South Carolina's defiance in waving the Confederate flag over its statehouse has made the issue a red flag for NAACP leaders. They have galvanized a flock of politicians, college and professional athletes, black frats and sororities, hip-hop, rock and movie stars to march, rally, and boycott the state until it lowers the flag.
Yet at the same time, the National Association for the Advancement of Colored People makes no mention of the ugly fact that South Carolina blacks have close to the highest poverty, school-dropout, infant-mortality, and victim-of-violence rates in the nation. The NAACP has been mum on the dreary plight of hundreds of black South Carolina farmers whose farms have been foreclosed upon by bankers and government agencies in the past decade.
Even the NAACP's own much-touted boycott has drained $100 million from the state's tourist industry, making it a curse for some blacks. Black college presidents, politicians, food and service company owners, and entertainment promoters privately grouse that the boycott has badly pinched their purse.
Even if South Carolina capitulated and dumped the flag in a museum, where it belongs, it would be only a Pyrrhic victory. Configured and reconfigured designs of the Confederate flag fly over public buildings in nearly every deep-South state. Are NAACP leaders going to demand that blacks march, rally, and mount tourism boycotts until they remove the flags in these states?
The Confederate flag fight in South Carolina is a textbook example of the NAACP's strategy of elevating side-show issues to a life-and- death struggles for African-Americans, in order to grab maximum media and public visibility. It also uses this strategy to shut up black critics who blast the NAACP as a do-little, rudderless group more interested in lining its coffers with corporate dollars than fighting hard racial battles.
The strategy is simple: Pick the softest target possible, make a lot of fuss about it, and take minimal action on the piles of crisis issues that devastate poor and working-class black communities. NAACP leaders employed the strategy when they threatened boycotts against the TV industry, lawsuits against gun manufacturers, and squawked about the paucity of black Supreme Court clerks.
The NAACP's often blatant inattention to the big-ticket issues that sledgehammer the black poor make me wonder again whether the nation's oldest civil rights group can really be the big player in the battle against racism and injustice that it has been for most of its long history. I wondered about this because the NAACP has spent the better part of the 1990s in a monumental retreat from visible cutting-edge social activism. That retreat can be directly traced to the collapse of legal segregation in the 1960s, the class divisions that imploded within black America, and the greening of the black middle class.
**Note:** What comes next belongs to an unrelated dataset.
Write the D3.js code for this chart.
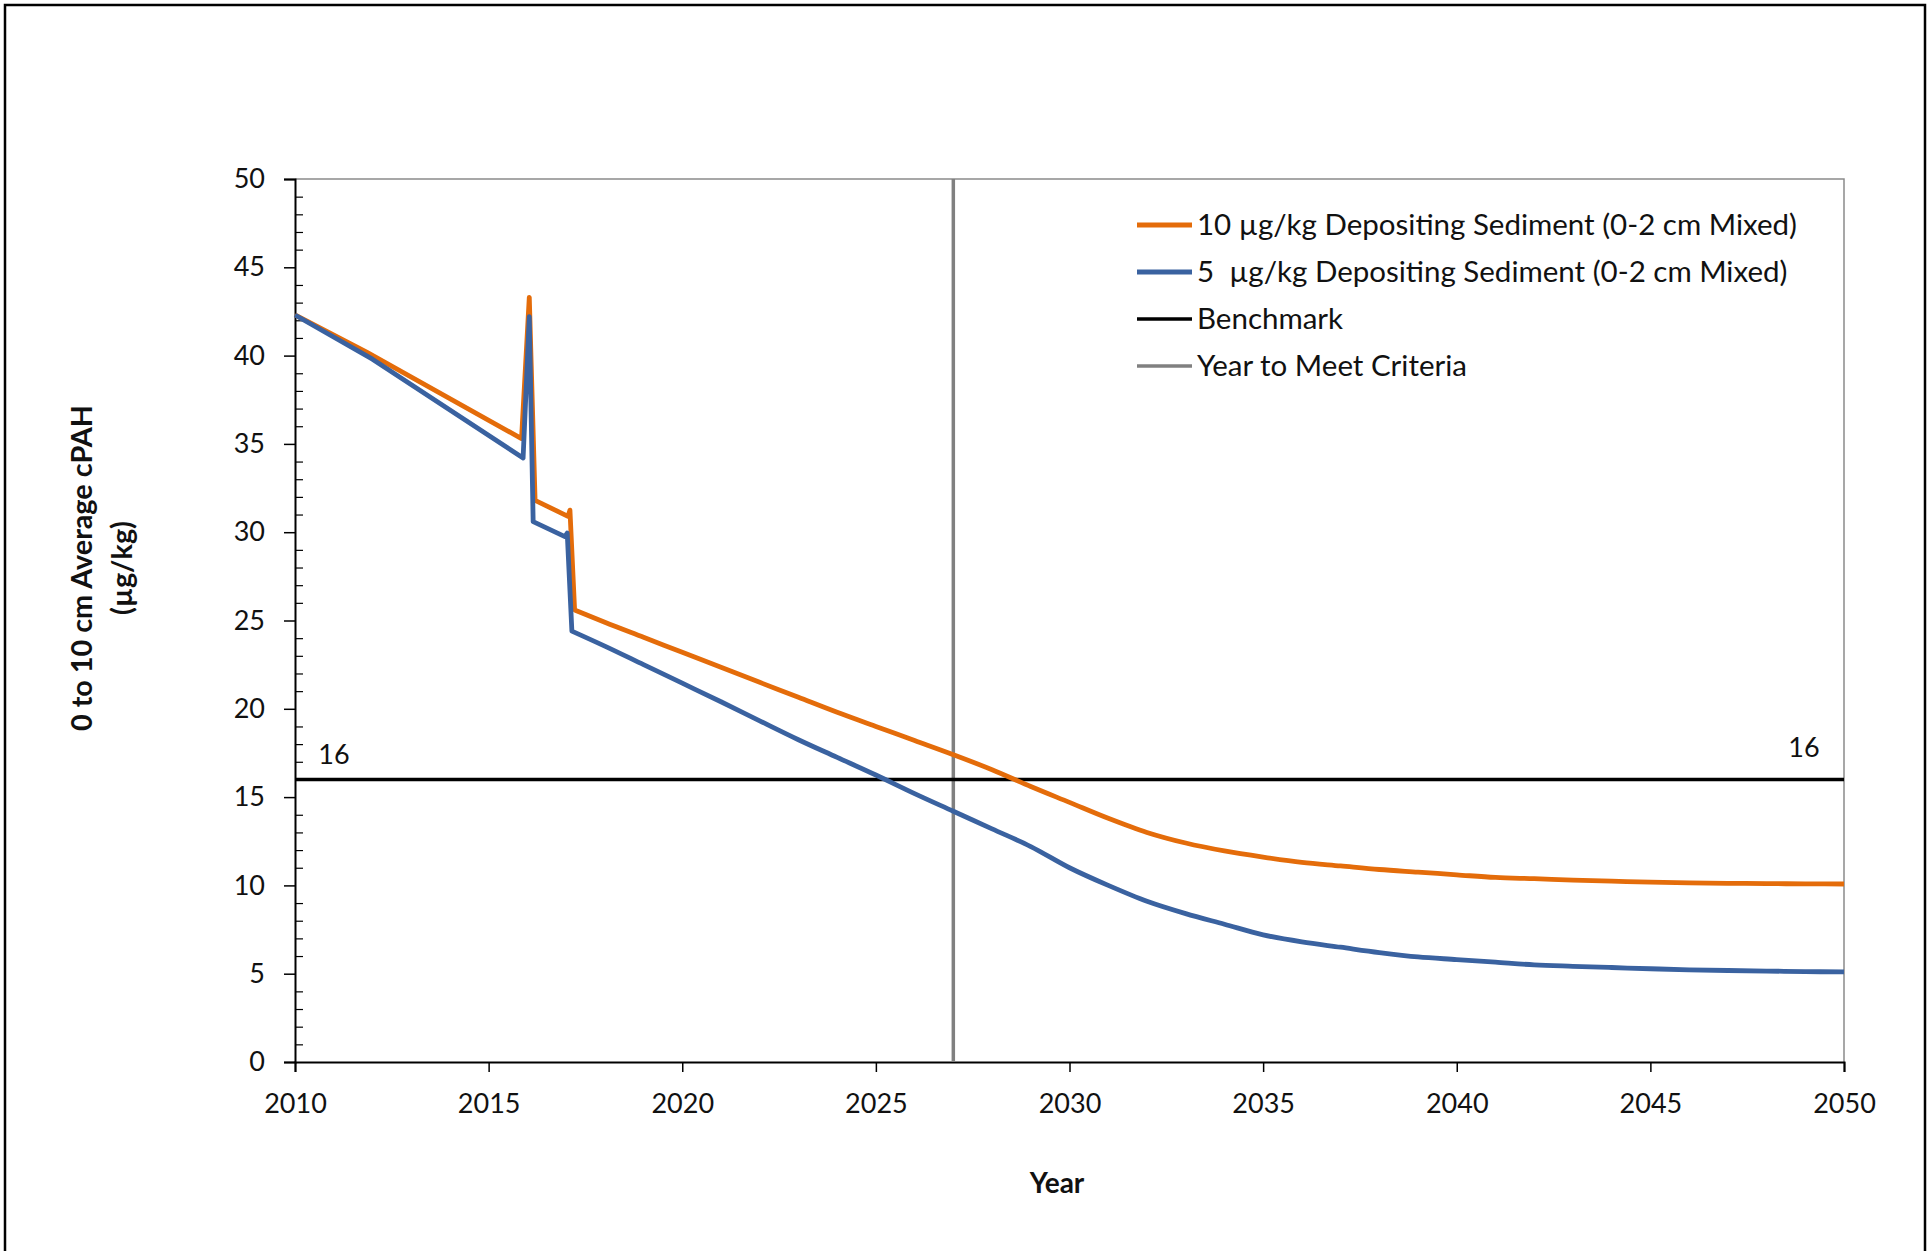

This is a process that has been slowly evolving since the death of Martin Luther King Jr. and other civil rights leaders in the 1960s. By the close of the 1960s, the civil-rights movement had spent itself. The torrent of demonstrations, sit-ins, marches, and civil-rights legislation annihilated the legal wall of segregation.
With the barriers erased, the black middle-class had a field day. They were starting more and better businesses, marching into more corporations and universities, spreading out into more of the professions, winning more political offices, buying bigger and more expensive homes, cars, clothes, and jewelry, taking more luxury vacations, and joining more country clubs than ever before in the country's history. The first chance they got, many packed up their bags and started their headlong flight to greener suburban pastures.
None of their success had even the remotest bearing on the lives of the black poor, who had become even poorer, and more desperate. Many of those poor turned to crime, drugs, and gangs as their only way out.
NAACP leaders are trapped in the middle by the twisting political trends and upward-shifting fortunes of the black middle-class and downward-shifting situation of the black poor. A tilt toward an aggressive activist agenda carries the risk of alienating the corporate donors that the NAACP has carefully cultivated over the past few years. It depends on those donors to gain more jobs, promotions, and contracts for black professionals and businesspersons and to secure contributions for its fundraising campaigns, dinners, banquets, scholarship funds, and other programs.
The Confederate flag fight poses no threat to the NAACP's cozy relationship with its corporate backers. And since the public believes that only rabid, unreconstructed race-baiters defend flying the Confederate flag, NAACP leaders can claim that they are striking a mortal blow against racist oppression. But scrapping the flag won't save black farms, improve abominable schools, stop racial profiling, fight the crime and drug plague, or help poor, malnourished mothers.